这里演示一下一种可行的实现方式,作为参考。
需要修改源码。
ES 数据准备
数据结构
$ curl -X GET "localhost:9200/booksmapping"
{"booksmapping":{"aliases":{},"mappings":{"properties":{"author":{"type":"keyword"},"description":{"type":"text"},"id":{"type":"keyword"},"price":{"type":"float"},"publish_time":{"type":"date","format":"yyyy-MM-dd"},"title":{"type":"text","analyzer":"standard"}}},"settings":{"index":{"routing":{"allocation":{"include":{"_tier_preference":"data_content"}}},"number_of_shards":"1","provided_name":"booksmapping","creation_date":"1706773773494","number_of_replicas":"1","uuid":"gxDMFnVxR4CrCevzCTEuXQ","version":{"created":"7150099"}}}}}d
数据本身
$ curl -X GET "localhost:9200/booksmapping/_search"
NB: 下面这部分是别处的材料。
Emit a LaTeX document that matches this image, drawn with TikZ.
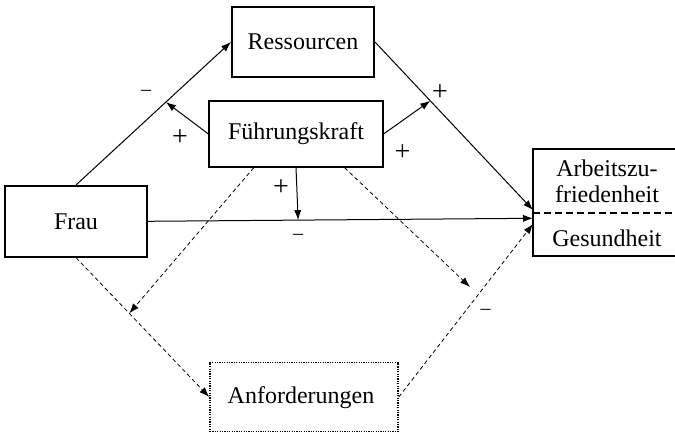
\documentclass[tikz,border=0pt]{standalone}
\usepackage{fontspec}
\setmainfont{Liberation Serif}
\usetikzlibrary{arrows.meta,calc}
\begin{document}
\begin{tikzpicture}[x=0.5pt,y=-0.5pt]
		\tikzstyle{boite}=[draw,line width=1pt,inner sep=0pt,font=\fontsize{12}{13}\selectfont]
		\tikzstyle{texte}=[inner sep=0pt,align=center,font=\fontsize{12}{13}\selectfont]
		\tikzstyle{fleche}=[line width=0.5pt,-{Latex[length=5pt,width=3.6pt]}]
		\tikzstyle{pointille}=[line width=0.4pt,dash pattern=on 2pt off 1.5pt,-{Latex[length=5pt,width=3.6pt]}]
		\tikzstyle{signe}=[inner sep=0pt,font=\fontsize{14}{15}\selectfont]
		\tikzstyle{moins}=[inner sep=0pt,font=\fontsize{10}{11}\selectfont]
		\useasboundingbox (0,0) rectangle (675,433);
		% Kaesten
		\node[boite,minimum width=71pt,minimum height=35pt] (Res) at (303,42) {Ressourcen};
		\node[boite,minimum width=87pt,minimum height=33pt] (Fk) at (296,133.7) {Führungskraft};
		\node[boite,minimum width=71pt,minimum height=35.3pt] (Frau) at (76,221.3) {Frau};
		\node[boite,minimum width=72pt,minimum height=53.5pt] (Ziel) at (605,202.5) {};
		\node[texte] (ZielA) at (607,181) {Arbeitszu-\\friedenheit};
		\node[texte] (ZielB) at (607,238) {Gesundheit};
		\node[boite,line width=0.8pt,dash pattern=on 0.6pt off 0.6pt,minimum width=94pt,minimum height=34.5pt] (Anf) at (304,397) {};
		\node[texte] (AnfT) at (301,398) {Anforderungen};
		\coordinate (ZielTrenn) at (533,213.3);
		\draw[line width=0.9pt,dash pattern=on 3.5pt off 2pt] (ZielTrenn) -- (ZielTrenn -| Ziel.east);
		% Eingaenge
		\coordinate (EinRes) at (533,210);
		\coordinate (EinFrau) at (533,218.3);
		\coordinate (EinAnf) at (533,224);
		\coordinate (FkG) at ($(Fk.south west)!0.26!(Fk.south east)$);
		\coordinate (FkD) at ($(Fk.south west)!0.776!(Fk.south east)$);
		\coordinate (PointE) at (470,287);
		% Pfeile
		\draw[fleche] (Frau.north) -- (Res.west) coordinate[pos=0.58] (MilieuA);
		\draw[fleche] (Fk.west) -- (MilieuA);
		\draw[fleche] (Res.east) -- (EinRes) coordinate[pos=0.35] (MilieuB);
		\draw[fleche] (Fk.east) -- (MilieuB);
		\draw[fleche] (Frau.east) -- (EinFrau) coordinate[pos=0.39] (MilieuC);
		\draw[fleche] (Fk.south) -- (MilieuC);
		\draw[pointille] (Frau.south) -- (Anf.west) coordinate[pos=0.4] (MilieuD);
		\draw[pointille] (FkG) -- (MilieuD);
		\draw[pointille] (Anf.east) -- (EinAnf);
		\draw[pointille] (FkD) -- (PointE);
		% Vorzeichen
		\node[moins] (SigneA) at (146,93) {--};
		\node[signe] (SigneB) at (180,138) {+};
		\node[signe] (SigneC) at (440,93) {+};
		\node[signe] (SigneD) at (402.5,152.7) {+};
		\node[signe] (SigneE) at (281,188) {+};
		\node[moins] (SigneF) at (298,237) {--};
		\node[moins] (SigneG) at (485.6,311.7) {--};
	\end{tikzpicture}
\end{document}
{"took":2,"timed_out":false,"_shards":{"total":1,"successful":1,"skipped":0,"failed":0},"hits":{"total":{"value":5,"relation":"eq"},"max_score":1.0,"hits":[{"_index":"booksmapping","_type":"_doc","_id":"1","_score":1.0,"_source":{ "id" : "1", "title" : "Java编程思想", "author" : "Bruce Eckel", "price": 70.20, "publish_time" : "2007-10-01", "description" : "Java学习必读经典,殿堂级著作,赢得了全球程序员的广泛赞誉" }},{"_index":"booksmapping","_type":"_doc","_id":"2","_score":1.0,"_source":{ "id" : "2", "title" : "Java程序性能优化", "author" : "葛一鸣", "price": 46.50, "publish_time" : "2012-08-01", "description" : "让你的Java程序更快,更稳定。深入剖析软件层面,代码层面,JVM虚拟机层面的优化方法" }},{"_index":"booksmapping","_type":"_doc","_id":"3","_score":1.0,"_source":{ "id" : "3", "title" : "Python科学计算", "author" : "张惹愚", "price": 81.40, "publish_time" : "2016-05-01", "description" : "零基础学Python,光盘中作者独家整合开发winPython环境, 涵盖了Python各个扩展库" }},{"_index":"booksmapping","_type":"_doc","_id":"4","_score":1.0,"_source":{ "id" : "4", "title" : "Python基础教程", "author" : "Helant", "price": 54.50, "publish_time" : "2014-03-01", "description" : "经典Python入 门教程,层次鲜明,结构严谨,内容翔实" }},{"_index":"booksmapping","_type":"_doc","_id":"5","_score":1.0,"_source":{ "id" : "5", "title" : "JavaScript高级程序设计", "author" : "Nicholas C. Zakas", "price": 66.40, "publish_time" : "2012-10-01", "description" : "JavaScript经典名著" }}]}}
测试验证
maven 依赖
<?xml version="1.0" encoding="UTF-8"?>
<project xmlns="http://maven.apache.org/POM/4.0.0"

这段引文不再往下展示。